I blog about dating and a few of my more recent posts briefly mention my son. So, today, I am officially coming out of the closet as a single parent. In Cindy, Living I wrote about why I am hesitant to publicly embrace this status. I am now putting this fact about myself out there. If you have read my blog before, you already know I am not your typical mom, single parent, or for that matter, human being.
I have been hesitant to identify as a single parent for two main reasons. First, it is not my primary identity or role. I am me first. I am a daughter, a sister, an aunt, a friend, a nerd, a policy wonk, a rebel, and animal lover…among other things. Being a mother, or more specifically, a single parent is only one component of who I am.
At the same time, I know I must embrace this “single parent” identity in order to help redefine it as something that is…okay. It’s okay to be a single parent. My life is not inherently flawed or defective, nor is the life of my son. If his father was not an alcoholic, he might still be a part of our family. Or maybe not. Regardless, I do what’s best for my son.

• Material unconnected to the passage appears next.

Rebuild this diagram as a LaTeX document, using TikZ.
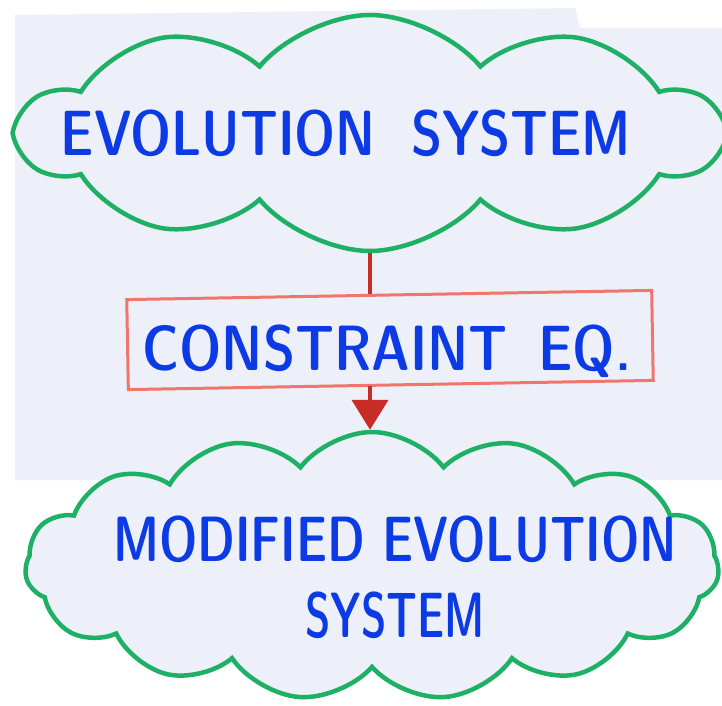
\documentclass[tikz,border=0pt]{standalone}
\usepackage{fontspec}
\newfontfamily\handfont{lmsansdemicond10-regular}[Extension=.otf]
\usetikzlibrary{shapes.symbols,arrows.meta}
\definecolor{paper}{RGB}{237,240,248}
\definecolor{cloudgreen}{RGB}{30,176,100}
\definecolor{inkblue}{RGB}{12,58,228}
\definecolor{arrowred}{RGB}{200,44,38}
\definecolor{boxred}{RGB}{240,118,108}
\tikzset{
	cloudbox/.style={cloud, cloud ignores aspect, draw=cloudgreen, fill=paper, line width=4.5pt},
	eqbox/.style={rectangle, draw=boxred, line width=3pt, minimum width=525pt, minimum height=90pt, rotate=1},
	handtext/.style={text=inkblue, font=\handfont\fontsize{64}{76}\selectfont, align=center, inner sep=0pt},
	redline/.style={draw=arrowred, line width=4.5pt}
}
\begin{document}
\begin{tikzpicture}[x=1pt,y=1pt]
	\useasboundingbox (0,0) rectangle (722,705);
	\fill[white] (0,0) rectangle (722,705);
	\fill[paper] (15,690) -- (575,697) -- (580,677) -- (722,677) -- (722,225) -- (15,225) -- cycle;% the sheet
	
	\node[cloudbox, cloud puffs=10, cloud puff arc=100, minimum width=700pt, minimum height=236pt] (evo) at (370,572) {};
	\node[cloudbox, cloud puffs=15, cloud puff arc=105, minimum width=694pt, minimum height=268pt] (mod) at (372,139) {};
	\node[eqbox] (eq) at (390,365) {};
	
	\node[handtext] (evotext) at (346,572) {\scalebox{0.92}[1]{EVOLUTION\hspace{0.6em}SYSTEM}};
	\node[handtext] (eqtext) at (387,354) {\scalebox{0.95}[1]{CONSTRAINT\hspace{0.5em}EQ.}};
	\node[handtext] (modtext) at (395,128) {\scalebox{0.86}[1]{MODIFIED EVOLUTION}\\\scalebox{0.75}[1]{SYSTEM}};
	
	\draw[redline] (evo.south) -- (evo.south |- eq.north);
	\draw[redline, -{Triangle[width=36pt,length=30pt]}] (evo.south |- eq.south) -- (evo.south |- mod.north);
\end{tikzpicture}
\end{document}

I just joined a single parent group on facebook (Single Parent Connections). I heard about it while checking out other people’s dating blogs. That’s what got me thinking about this whole single parent identity thing. I guess rather than be shy about it, I will be more vocal about it. It’s nice to know there are other single parents out there who aren’t ashamed to continue seeing themselves as sexual beings. To borrow some content from the facebook page, “We are raising kids solo or co-parenting in two homes…We are navigating custody schedules or managing totally alone…We are looking for romance online or maybe just a friend with benefits.” I think I might like these people.